Washington Post: 20 Years after 9/11, Lawsuit against Saudis Hits Key Moment
The American daily newspaper Washington Post revealed that as the 20th anniversary of the Sept. 11 terrorist attacks approaches, victims’ relatives are pressing the courts to answer what they see as lingering questions about the Saudi government’s role.
The Newspaper said a lawsuit that accuses Saudi Arabia of being complicit took a major step forward this year with the questioning under oath of former Saudi officials, but those depositions remain under seal and the US has withheld a trove of other documents as too sensitive for disclosure.
The information vacuum has exasperated families who have tried to make the case that the Saudi government facilitated the attacks. Past investigations have outlined ties between Saudi nationals and some of the airplane hijackers, but have not established the government was directly involved, the newspaper added.
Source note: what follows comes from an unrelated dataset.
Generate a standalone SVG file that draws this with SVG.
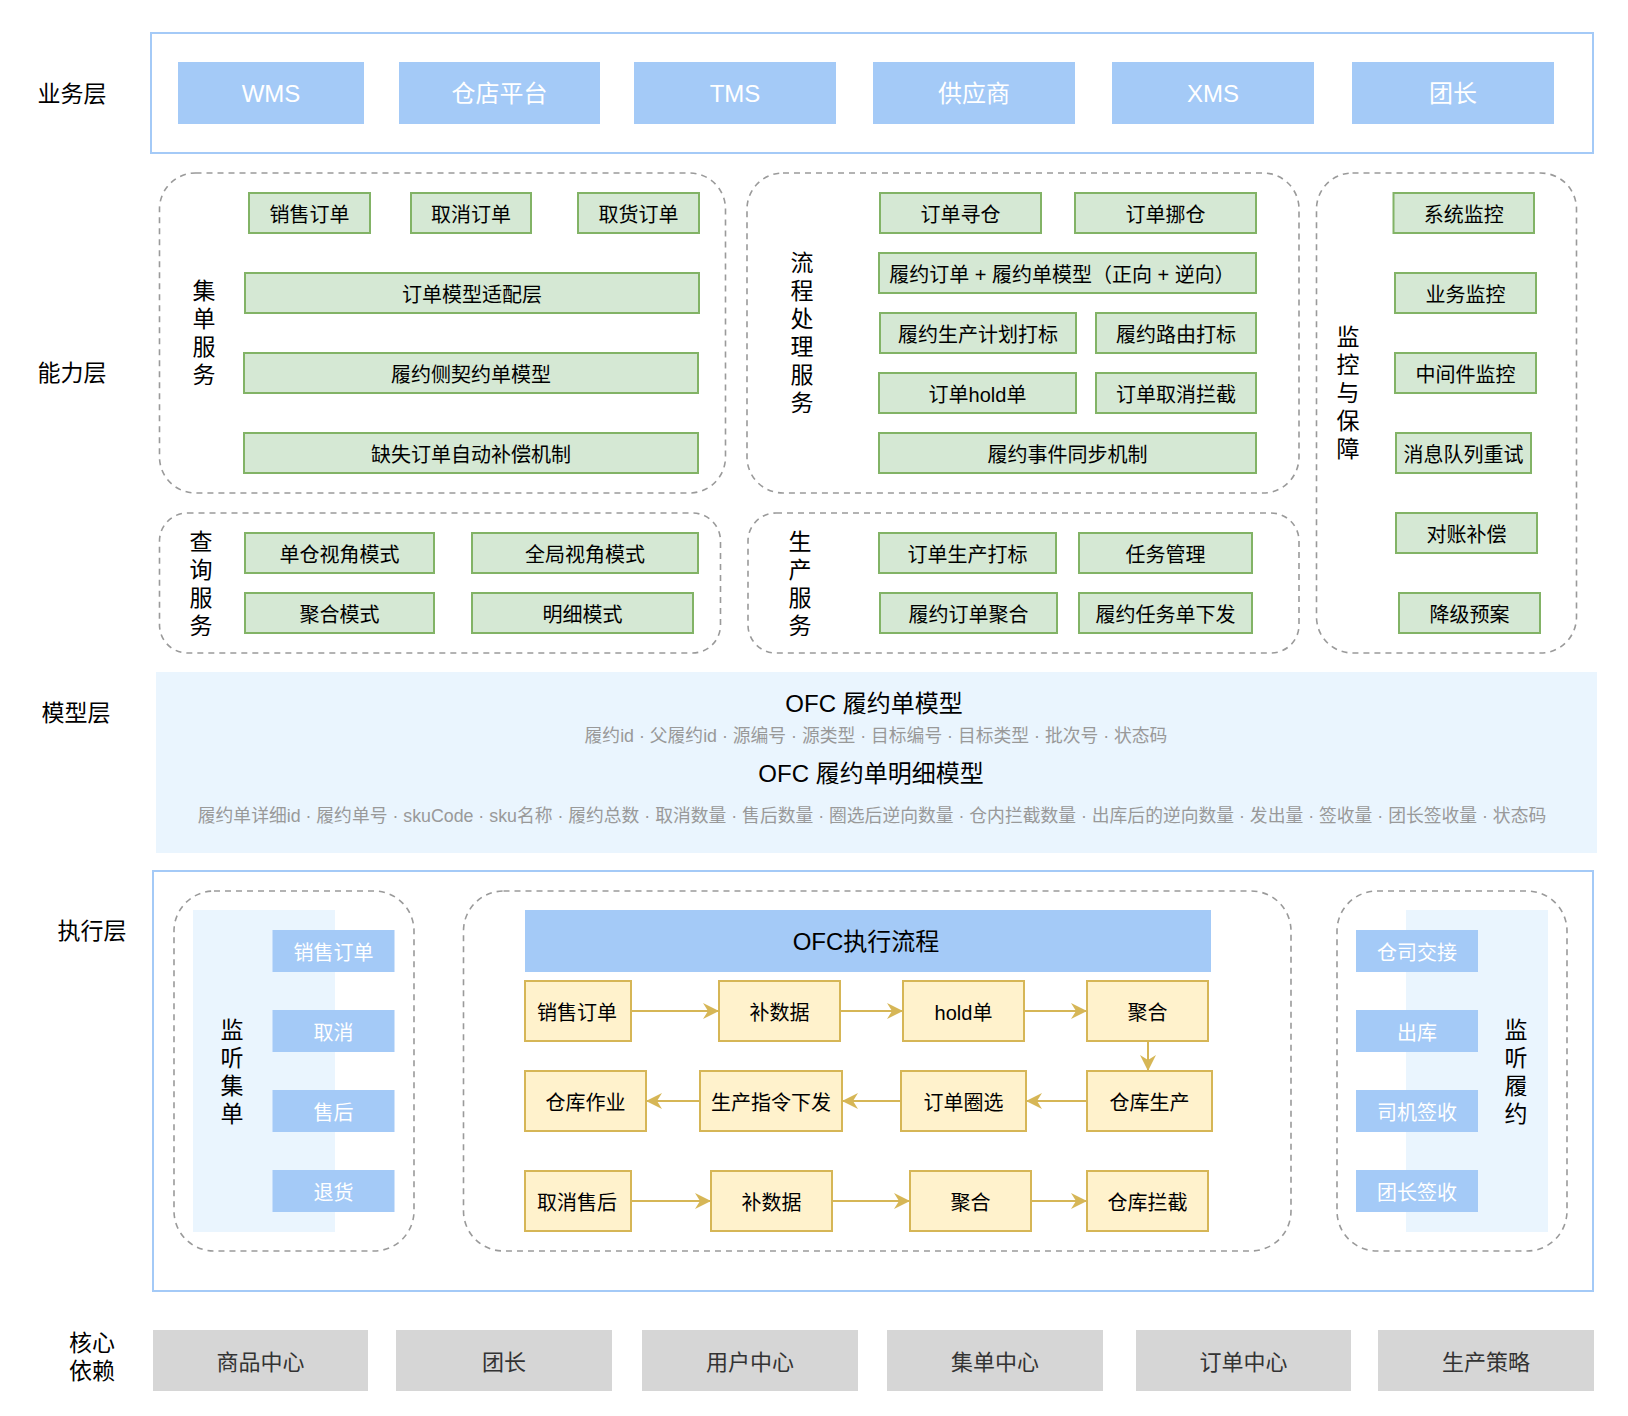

Lawyers for the victims plan to ask a judge to lift a protective order so their clients can access secret government documents as well as testimony from key subjects interviewed over the last year. Though the plaintiffs’ lawyers are unable to discuss what they’ve learned from depositions, they insist the information they’ve gathered advances their premise of Saudi complicity.
Public documents released in the last two decades, including by the 9/11 Commission, have detailed numerous Saudi entanglements but have not proved government complicity.
Republican lawmakers are pressing President Joe Biden’s administration to publicly release FBI and CIA documents that they say could expose Saudi Arabia’s possible involvement in the attacks.